### AIM OF THE EXERCISE
Reproduce exactly the lines below, from the first one through the line containing "0, 1, 2, 3, 4];", and omit any pictures.

### DATA SEGMENT
>> start
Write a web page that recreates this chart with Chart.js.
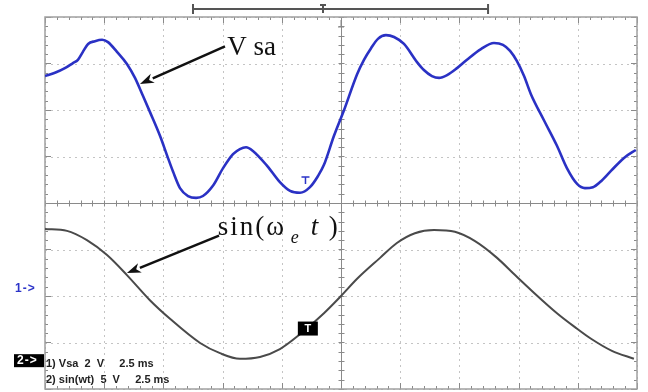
<!DOCTYPE html>
<html>
<head>
<meta charset="utf-8">
<script src="https://cdn.jsdelivr.net/npm/chart.js@4.4.1/dist/chart.umd.min.js"></script>
<style>
  html, body { margin: 0; padding: 0; background: #fff; }
  #wrap { width: 648px; height: 392px; }
</style>
</head>
<body>
<div id="wrap"><canvas id="scope" width="648" height="392"></canvas></div>
<script>
// time axis: 10 divisions of 2.5 ms, vertical: 8 divisions
const timeTicks = [0, 2.5, 5, 7.5, 10, 12.5, 15, 17.5, 20, 22.5, 25];
const divTicks = [-4, -3, -2, -1, 0, 1, 2, 3, 4];

// channel 1: Vsa (screen divisions)
const vsaTime = [0, 0.42, 0.84, 1.18, 1.39, 1.60, 1.82, 2.11, 2.41, 2.66, 3.04, 3.46, 3.80, 4.14, 4.43, 4.86,
  5.15, 5.41, 5.70, 6.04, 6.38, 6.67, 7.09, 7.52, 7.94, 8.23, 8.49, 8.78, 9.38, 9.92, 10.35, 10.77,
  11.19, 11.53, 11.78, 12.20, 12.63, 13.18, 13.47, 13.77, 14.06, 14.40, 14.74, 15.16, 15.71, 16.00,
  16.34, 16.64, 16.98, 17.40, 17.82, 18.41, 18.96, 19.34, 19.64, 19.93, 20.23, 20.52, 21.07, 21.62,
  22.04, 22.47, 22.80, 23.14, 23.44, 23.90, 24.45, 24.95];
const vsaDiv = [2.73, 2.80, 2.90, 3.01, 3.08, 3.25, 3.42, 3.48, 3.51, 3.46, 3.25, 2.99, 2.69, 2.30, 1.96, 1.44,
  1.03, 0.67, 0.32, 0.15, 0.11, 0.15, 0.37, 0.75, 1.05, 1.16, 1.20, 1.12, 0.80, 0.45, 0.26, 0.22,
  0.34, 0.58, 0.82, 1.44, 2.00, 2.77, 3.08, 3.33, 3.53, 3.61, 3.57, 3.42, 3.03, 2.86,
  2.73, 2.69, 2.75, 2.90, 3.08, 3.31, 3.44, 3.40, 3.27, 3.05, 2.73, 2.34, 1.78, 1.23,
  0.75, 0.41, 0.32, 0.34, 0.45, 0.69, 0.97, 1.14];

// channel 2: sin(wt) reference (screen divisions)
const sinTime = [0, 0.93, 1.77, 2.62, 3.46, 4.43, 5.28, 6.55, 7.39, 8.23, 9.08, 9.92, 10.77, 11.78, 12.50,
  13.18, 14.15, 14.86, 15.62, 16.43, 17.31, 18.16, 19.09, 19.85, 20.52, 21.62, 22.38, 23.06, 23.94, 24.87];
const sinDiv = [-0.56, -0.60, -0.80, -1.12, -1.55, -2.09, -2.49, -3.01, -3.23, -3.35, -3.31, -3.14, -2.82, -2.37, -2.00,
  -1.63, -1.18, -0.86, -0.65, -0.58, -0.62, -0.82, -1.18, -1.55, -1.87, -2.37, -2.67, -2.92, -3.18, -3.35];

const channelInfo = ['1) Vsa  2  V     2.5 ms', '2) sin(wt)  5  V     2.5 ms'];

const toPoints = (xs, ys) => xs.map((x, i) => ({ x: x, y: ys[i] }));

// graticule, border ticks and centre cross
const graticule = {
    id: 'graticule',
    beforeDatasetsDraw(chart) {
        const { ctx, chartArea: a, scales: { x, y } } = chart;
        ctx.save();

        ctx.strokeStyle = '#c4c4c4';
        ctx.lineWidth = 1;
        ctx.setLineDash([2, 4]);
        timeTicks.forEach(t => {
            const px = Math.round(x.getPixelForValue(t)) + 0.5;
            ctx.beginPath(); ctx.moveTo(px, a.top); ctx.lineTo(px, a.bottom); ctx.stroke();
        });
        divTicks.forEach(d => {
            const py = Math.round(y.getPixelForValue(d)) + 0.5;
            ctx.beginPath(); ctx.moveTo(a.left, py); ctx.lineTo(a.right, py); ctx.stroke();
        });
        ctx.setLineDash([]);

        const cx = Math.round(x.getPixelForValue(12.5)) + 0.5;
        const cy = Math.round(y.getPixelForValue(0)) + 0.5;
        ctx.strokeStyle = '#8a8a8a';
        ctx.beginPath();
        ctx.moveTo(a.left, cy); ctx.lineTo(a.right, cy);
        ctx.moveTo(cx, a.top); ctx.lineTo(cx, a.bottom);
        ctx.stroke();

        // minor ticks every 1/5 division
        ctx.beginPath();
        for (let t = 0; t <= 25.001; t += 0.5) {
            const px = Math.round(x.getPixelForValue(t)) + 0.5;
            const major = Math.abs(t / 2.5 - Math.round(t / 2.5)) < 1e-6;
            const len = major ? 6 : 3;
            ctx.moveTo(px, a.top); ctx.lineTo(px, a.top + len);
            ctx.moveTo(px, a.bottom); ctx.lineTo(px, a.bottom - len);
            ctx.moveTo(px, cy - 3); ctx.lineTo(px, cy + 3);
        }
        for (let d = -4; d <= 4.001; d += 0.2) {
            const py = Math.round(y.getPixelForValue(d)) + 0.5;
            const major = Math.abs(d - Math.round(d)) < 1e-6;
            const len = major ? 6 : 3;
            ctx.moveTo(a.left, py); ctx.lineTo(a.left + len, py);
            ctx.moveTo(a.right, py); ctx.lineTo(a.right - len, py);
            ctx.moveTo(cx - 3, py); ctx.lineTo(cx + 3, py);
        }
        ctx.stroke();

        ctx.strokeStyle = '#a0a0a0';
        ctx.lineWidth = 1.5;
        ctx.strokeRect(a.left, a.top, a.right - a.left, a.bottom - a.top);
        ctx.restore();
    }
};

function arrow(ctx, x0, y0, x1, y1) {
    const ang = Math.atan2(y1 - y0, x1 - x0);
    const head = 14, half = 5;
    const bx = x1 - head * Math.cos(ang), by = y1 - head * Math.sin(ang);
    ctx.beginPath();
    ctx.moveTo(x0, y0); ctx.lineTo(bx, by);
    ctx.stroke();
    ctx.beginPath();
    ctx.moveTo(x1, y1);
    ctx.lineTo(bx + half * Math.sin(ang), by - half * Math.cos(ang));
    ctx.lineTo(bx + 4 * Math.cos(ang), by + 4 * Math.sin(ang));
    ctx.lineTo(bx - half * Math.sin(ang), by + half * Math.cos(ang));
    ctx.closePath();
    ctx.fill();
}

// labels, arrows and scope markers
const scopeText = {
    id: 'scopeText',
    afterDatasetsDraw(chart) {
        const { ctx, chartArea: a, scales: { x, y } } = chart;
        ctx.save();

        // time-base bracket above the screen
        const bl = x.getPixelForValue(6.25), br = x.getPixelForValue(18.71);
        ctx.strokeStyle = '#555';
        ctx.lineWidth = 2;
        ctx.beginPath();
        ctx.moveTo(bl, 9); ctx.lineTo(br, 9);
        ctx.moveTo(bl, 4); ctx.lineTo(bl, 14);
        ctx.moveTo(br, 4); ctx.lineTo(br, 14);
        const bm = x.getPixelForValue(11.74);
        ctx.moveTo(bm - 3, 5); ctx.lineTo(bm + 3, 5);
        ctx.moveTo(bm, 5); ctx.lineTo(bm, 13);
        ctx.stroke();

        // trigger position marker
        const tp = x.getPixelForValue(12.5);
        ctx.strokeStyle = '#888';
        ctx.lineWidth = 1;
        ctx.beginPath();
        ctx.moveTo(tp, a.top + 3); ctx.lineTo(tp, a.top + 10);
        ctx.moveTo(tp - 3, a.top + 10); ctx.lineTo(tp + 3, a.top + 10);
        ctx.stroke();

        ctx.fillStyle = '#111';
        ctx.strokeStyle = '#111';
        ctx.lineWidth = 2.5;

        // Vsa label and arrow
        arrow(ctx, x.getPixelForValue(7.6), y.getPixelForValue(3.37), x.getPixelForValue(4.01), y.getPixelForValue(2.56));
        ctx.font = '27px "Liberation Serif", "DejaVu Serif", serif';
        ctx.textBaseline = 'alphabetic';
        ctx.fillText('V sa', x.getPixelForValue(7.7), y.getPixelForValue(3.18));

        // sin(wet) label and arrow, tip on the trace
        arrow(ctx, x.getPixelForValue(7.35), y.getPixelForValue(-0.7), x.getPixelForValue(sinTime[4]), y.getPixelForValue(sinDiv[4]) - 2);
        const sx = x.getPixelForValue(7.3), sy = y.getPixelForValue(-0.69);
        ctx.font = '27px "Liberation Serif", "DejaVu Serif", serif';
        ctx.letterSpacing = '2px';
        ctx.fillText('sin(\u03c9', sx, sy);
        ctx.letterSpacing = '0px';
        ctx.font = 'italic 18px "Liberation Serif", "DejaVu Serif", serif';
        ctx.fillText('e', sx + 73, sy + 8);
        ctx.font = 'italic 27px "Liberation Serif", "DejaVu Serif", serif';
        ctx.fillText('t', sx + 93, sy);
        ctx.font = '27px "Liberation Serif", "DejaVu Serif", serif';
        ctx.fillText(')', sx + 111, sy);

        // channel 1 ground marker
        ctx.font = 'bold 12px "Liberation Sans", Arial, sans-serif';
        ctx.textBaseline = 'middle';
        ctx.letterSpacing = '1px';
        ctx.fillStyle = '#2b33c8';
        ctx.fillText('1->', 15, y.getPixelForValue(-1.85));

        // small trigger level mark on channel 1
        const tlx = x.getPixelForValue(11.0), tly = y.getPixelForValue(0.56);
        ctx.strokeStyle = '#2b33c8';
        ctx.lineWidth = 1.5;
        ctx.beginPath();
        ctx.moveTo(tlx - 4, tly); ctx.lineTo(tlx + 4, tly);
        ctx.moveTo(tlx, tly); ctx.lineTo(tlx, tly + 7);
        ctx.stroke();

        // channel 2 ground marker
        const g2 = y.getPixelForValue(-3.38);
        ctx.fillStyle = '#000';
        ctx.fillRect(14, g2 - 6, 30, 13);
        ctx.fillStyle = '#fff';
        ctx.fillText('2->', 17, g2 + 0.5);
        ctx.letterSpacing = '0px';

        // trigger box on channel 2
        const tx = x.getPixelForValue(11.1), ty = y.getPixelForValue(-2.7);
        ctx.fillStyle = '#000';
        ctx.fillRect(tx - 10, ty - 7, 20, 14);
        ctx.fillStyle = '#fff';
        ctx.textAlign = 'center';
        ctx.font = 'bold 11px "Liberation Sans", Arial, sans-serif';
        ctx.fillText('T', tx, ty + 0.5);

        // channel settings
        ctx.textAlign = 'left';
        ctx.fillStyle = '#222';
        ctx.font = 'bold 11px "Liberation Sans", Arial, sans-serif';
        ctx.fillText(channelInfo[0], a.left + 1, 364);
        ctx.fillText(channelInfo[1], a.left + 1, 380);

        ctx.restore();
    }
};

new Chart(document.getElementById('scope'), {
    type: 'line',
    data: {
        datasets: [
            {
                label: 'Vsa',
                data: toPoints(vsaTime, vsaDiv),
                borderColor: '#2a31c4',
                borderWidth: 2.6,
                pointRadius: 0,
                cubicInterpolationMode: 'monotone',
                fill: false
            },
            {
                label: 'sin(wt)',
                data: toPoints(sinTime, sinDiv),
                borderColor: '#4a4a4a',
                borderWidth: 2,
                pointRadius: 0,
                cubicInterpolationMode: 'monotone',
                fill: false
            }
        ]
    },
    options: {
        responsive: false,
        animation: false,
        layout: { padding: { left: 45, top: 17, right: 11, bottom: 3 } },
        plugins: {
            legend: { display: false },
            tooltip: { enabled: false }
        },
        scales: {
            x: { type: 'linear', min: 0, max: 25, display: false },
            y: { type: 'linear', min: -4, max: 4, display: false }
        }
    },
    plugins: [graticule, scopeText]
});
</script>
</body>
</html>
>> end
### COMPLETE RESPONSE
Write a web page that recreates this chart with Chart.js.
<!DOCTYPE html>
<html>
<head>
<meta charset="utf-8">
<script src="https://cdn.jsdelivr.net/npm/chart.js@4.4.1/dist/chart.umd.min.js"></script>
<style>
  html, body { margin: 0; padding: 0; background: #fff; }
  #wrap { width: 648px; height: 392px; }
</style>
</head>
<body>
<div id="wrap"><canvas id="scope" width="648" height="392"></canvas></div>
<script>
// time axis: 10 divisions of 2.5 ms, vertical: 8 divisions
const timeTicks = [0, 2.5, 5, 7.5, 10, 12.5, 15, 17.5, 20, 22.5, 25];
const divTicks = [-4, -3, -2, -1, 0, 1, 2, 3, 4];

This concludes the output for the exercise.